Since 2007, according to the Knesset’s information service, meals provided by some educational institutions to needy (and other) children have been supervised by a private company called Marnemet, rather than by state specialists.
Miller said that Education Ministry supervision of subsidized meals in schools does not cover nutrition, only hygiene or composition of the food, and whether it is suited to the menus set by the Health Ministry.
The committee MKs were told that since 2006, the Education Ministry has been issuing a circular forbidding the sale by school cafeterias, vending machines and kiosks of high-fat, sweet and salty foods such as potato chips, burekas, hot dogs, cakes, cookies and candy, and soft drinks. But these regulations are not enforced, the MKs were told.

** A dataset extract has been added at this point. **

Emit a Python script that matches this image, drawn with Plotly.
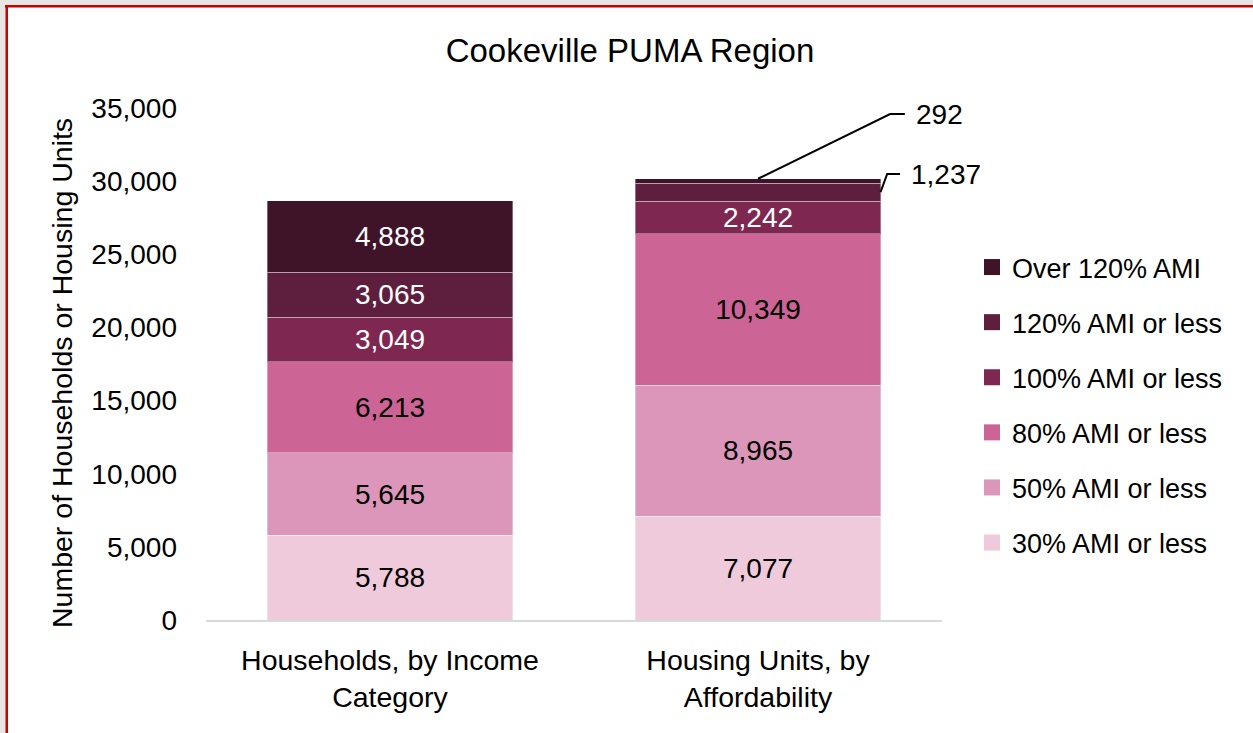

Irit Livneh, the Education Ministry’s supervisor of health matters, said school principals have no influence over what is sold in school kiosks – not to mention those outside and nearby – since it is the local authorities, rather than the Health Ministry, that hand out business licenses.
“We are for ministry supervision of what is sold,” said Livneh, “but the government decided otherwise.”
Miller concluded with the committee’s call on Prime Minister Binyamin Netanyahu, who is formally the health minister, to transfer responsibility for supervising food and nutrition services and sales from the Education Ministry to the Health Ministry. He also demanded that the Education Ministry conduct a survey of schools to find out which institutions observe the regulations, and which do not.